PAI E FILHO
O senhor Filipe (o nome verdadeiro é outro) teria cerca de 25
anos quando foi internado no Serviço de Neurocirurgia do Hospital dos Capuchos.
Vinha da Urgência de S. José, onde fora admitido na véspera por hematoma
intracerebral espontâneo.
A anamnese não forneceu dados relevantes e a angiografia não
mostrou sinais de anomalia vascular.
Os hematomas temporais têm má fama. Quando o efeito de massa
aumenta, leva ao encravamento rápido do uncus
e ao coma muitas vezes irreversível. Este era do lado direito e não se
acompanhava de alterações do estado de consciência nem de défices neurológicos
aparentes. Resolvi intervir e conversei com o doente para obter o seu consentimento.
Olhou-me com olhos de carneiro que vai para a degola, mas aceitou a operação.
A cirurgia foi simples e a recuperação rápida.

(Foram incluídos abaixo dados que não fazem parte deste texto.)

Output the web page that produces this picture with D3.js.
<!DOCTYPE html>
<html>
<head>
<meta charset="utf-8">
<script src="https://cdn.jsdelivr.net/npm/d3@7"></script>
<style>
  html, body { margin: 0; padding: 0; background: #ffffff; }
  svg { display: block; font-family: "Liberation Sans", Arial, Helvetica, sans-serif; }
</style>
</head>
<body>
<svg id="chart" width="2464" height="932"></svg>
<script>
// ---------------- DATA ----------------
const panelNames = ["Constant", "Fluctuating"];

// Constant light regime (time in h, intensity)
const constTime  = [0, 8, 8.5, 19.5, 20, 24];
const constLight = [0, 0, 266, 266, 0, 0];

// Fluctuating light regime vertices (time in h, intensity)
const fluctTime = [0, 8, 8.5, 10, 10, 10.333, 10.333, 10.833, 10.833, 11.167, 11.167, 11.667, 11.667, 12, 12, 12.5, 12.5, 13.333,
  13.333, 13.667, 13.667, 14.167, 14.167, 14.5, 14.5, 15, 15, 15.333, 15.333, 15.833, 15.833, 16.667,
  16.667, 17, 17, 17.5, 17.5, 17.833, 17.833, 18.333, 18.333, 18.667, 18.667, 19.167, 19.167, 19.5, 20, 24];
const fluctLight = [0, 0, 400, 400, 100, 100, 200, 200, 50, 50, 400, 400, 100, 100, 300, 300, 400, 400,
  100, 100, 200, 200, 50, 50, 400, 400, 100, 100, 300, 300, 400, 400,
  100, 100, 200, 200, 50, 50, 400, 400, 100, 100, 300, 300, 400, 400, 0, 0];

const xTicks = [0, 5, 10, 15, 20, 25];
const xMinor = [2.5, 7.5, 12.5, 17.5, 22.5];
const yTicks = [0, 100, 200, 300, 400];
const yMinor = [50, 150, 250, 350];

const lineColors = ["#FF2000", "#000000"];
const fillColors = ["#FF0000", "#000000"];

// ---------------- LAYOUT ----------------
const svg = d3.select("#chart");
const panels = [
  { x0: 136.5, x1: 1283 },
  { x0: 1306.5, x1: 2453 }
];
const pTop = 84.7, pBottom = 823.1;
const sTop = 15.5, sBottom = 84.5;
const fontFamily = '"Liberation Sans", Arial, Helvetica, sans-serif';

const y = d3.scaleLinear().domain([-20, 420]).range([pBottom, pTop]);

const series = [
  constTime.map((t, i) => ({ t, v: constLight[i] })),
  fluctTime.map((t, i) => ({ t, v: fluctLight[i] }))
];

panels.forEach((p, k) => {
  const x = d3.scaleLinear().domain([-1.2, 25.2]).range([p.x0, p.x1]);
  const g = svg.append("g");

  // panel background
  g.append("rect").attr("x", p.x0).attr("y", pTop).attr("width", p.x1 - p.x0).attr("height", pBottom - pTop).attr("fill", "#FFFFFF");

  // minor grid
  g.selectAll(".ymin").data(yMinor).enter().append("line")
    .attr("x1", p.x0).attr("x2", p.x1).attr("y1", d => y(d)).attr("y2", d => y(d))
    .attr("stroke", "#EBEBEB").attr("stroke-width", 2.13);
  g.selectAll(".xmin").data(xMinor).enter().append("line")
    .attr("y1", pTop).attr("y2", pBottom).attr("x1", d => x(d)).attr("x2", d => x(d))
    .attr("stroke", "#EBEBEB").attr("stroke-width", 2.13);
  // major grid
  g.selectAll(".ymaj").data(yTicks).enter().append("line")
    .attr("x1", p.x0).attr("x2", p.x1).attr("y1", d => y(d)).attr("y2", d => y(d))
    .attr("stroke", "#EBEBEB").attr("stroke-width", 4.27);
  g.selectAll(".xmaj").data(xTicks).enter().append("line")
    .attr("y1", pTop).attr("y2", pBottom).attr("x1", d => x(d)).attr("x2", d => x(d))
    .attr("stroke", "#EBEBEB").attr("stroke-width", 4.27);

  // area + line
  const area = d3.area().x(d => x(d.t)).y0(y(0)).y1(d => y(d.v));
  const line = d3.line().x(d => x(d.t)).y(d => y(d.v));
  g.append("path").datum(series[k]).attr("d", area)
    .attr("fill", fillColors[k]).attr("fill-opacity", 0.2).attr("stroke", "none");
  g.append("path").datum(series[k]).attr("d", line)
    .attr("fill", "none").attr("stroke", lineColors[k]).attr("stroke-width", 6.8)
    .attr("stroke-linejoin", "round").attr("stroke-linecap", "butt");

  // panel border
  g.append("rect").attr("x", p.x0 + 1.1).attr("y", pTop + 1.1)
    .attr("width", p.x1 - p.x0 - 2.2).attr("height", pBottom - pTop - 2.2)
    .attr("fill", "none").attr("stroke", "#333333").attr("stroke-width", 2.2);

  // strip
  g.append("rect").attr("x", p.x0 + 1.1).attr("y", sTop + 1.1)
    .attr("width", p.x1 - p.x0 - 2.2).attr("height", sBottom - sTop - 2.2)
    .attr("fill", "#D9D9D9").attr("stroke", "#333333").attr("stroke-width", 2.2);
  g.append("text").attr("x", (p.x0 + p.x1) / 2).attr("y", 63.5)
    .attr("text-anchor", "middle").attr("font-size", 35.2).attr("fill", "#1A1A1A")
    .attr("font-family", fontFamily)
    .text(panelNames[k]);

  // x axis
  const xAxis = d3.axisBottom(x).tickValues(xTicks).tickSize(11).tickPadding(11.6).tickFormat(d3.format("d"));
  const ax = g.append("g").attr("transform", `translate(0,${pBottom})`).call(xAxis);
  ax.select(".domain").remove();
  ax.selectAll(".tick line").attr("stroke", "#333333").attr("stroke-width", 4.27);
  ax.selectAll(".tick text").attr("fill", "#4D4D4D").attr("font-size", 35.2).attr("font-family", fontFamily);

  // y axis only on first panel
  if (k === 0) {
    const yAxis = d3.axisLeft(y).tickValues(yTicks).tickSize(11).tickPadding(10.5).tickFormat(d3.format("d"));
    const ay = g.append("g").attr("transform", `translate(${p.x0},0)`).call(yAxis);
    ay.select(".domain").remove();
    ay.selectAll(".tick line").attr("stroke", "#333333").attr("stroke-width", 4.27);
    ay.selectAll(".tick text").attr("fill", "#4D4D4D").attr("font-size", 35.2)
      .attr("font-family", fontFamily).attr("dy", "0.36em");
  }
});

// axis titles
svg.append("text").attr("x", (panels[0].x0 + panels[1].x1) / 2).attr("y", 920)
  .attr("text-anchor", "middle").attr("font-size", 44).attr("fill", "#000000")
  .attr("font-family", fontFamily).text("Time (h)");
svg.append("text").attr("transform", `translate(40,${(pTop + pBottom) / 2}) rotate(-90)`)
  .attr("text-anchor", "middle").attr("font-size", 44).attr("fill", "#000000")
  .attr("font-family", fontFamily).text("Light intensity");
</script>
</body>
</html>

Os exames
neurorradiológicos de controlo foram normais. Aos sete dias, dei-lhe alta e
passei a segui-lo em consulta externa.
Apesar de casado, vinha sempre acompanhado pela mãe, com quem
tinha uma ligação muito forte. Os testes neuropsicológicos detetaram um
compromisso da memória recente que, a perdurar, iria comprometer a sua atualização
profissional. Estava deprimido e teve de ser medicado nesse sentido.

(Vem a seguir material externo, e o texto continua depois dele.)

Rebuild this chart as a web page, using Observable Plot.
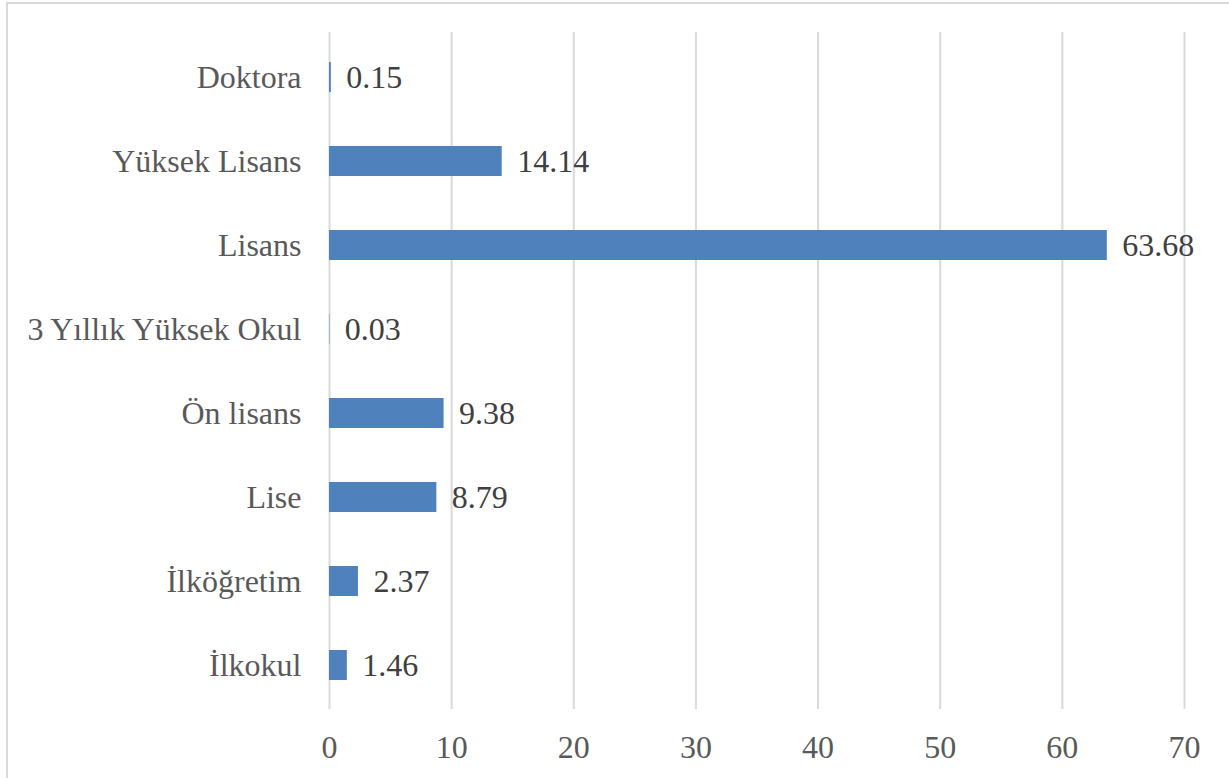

Apenas na segunda consulta entendi a razão de ser da sua
falta de esperança. O homem estava à espera da morte e não acreditava nas
minhas palavras quanto ao prognóstico. Achava que eu mentia para o não
assustar. Lá me revelou um facto que ocultara na anamnese de entrada: o pai
fora operado por mim de glioblastoma cerebral anos antes e falecera em menos de
um ano. Contava ter o mesmo destino.
Passou muito tempo, mas ainda aparece na minha consulta
de vez em quando. Nunca perdeu o olhar triste.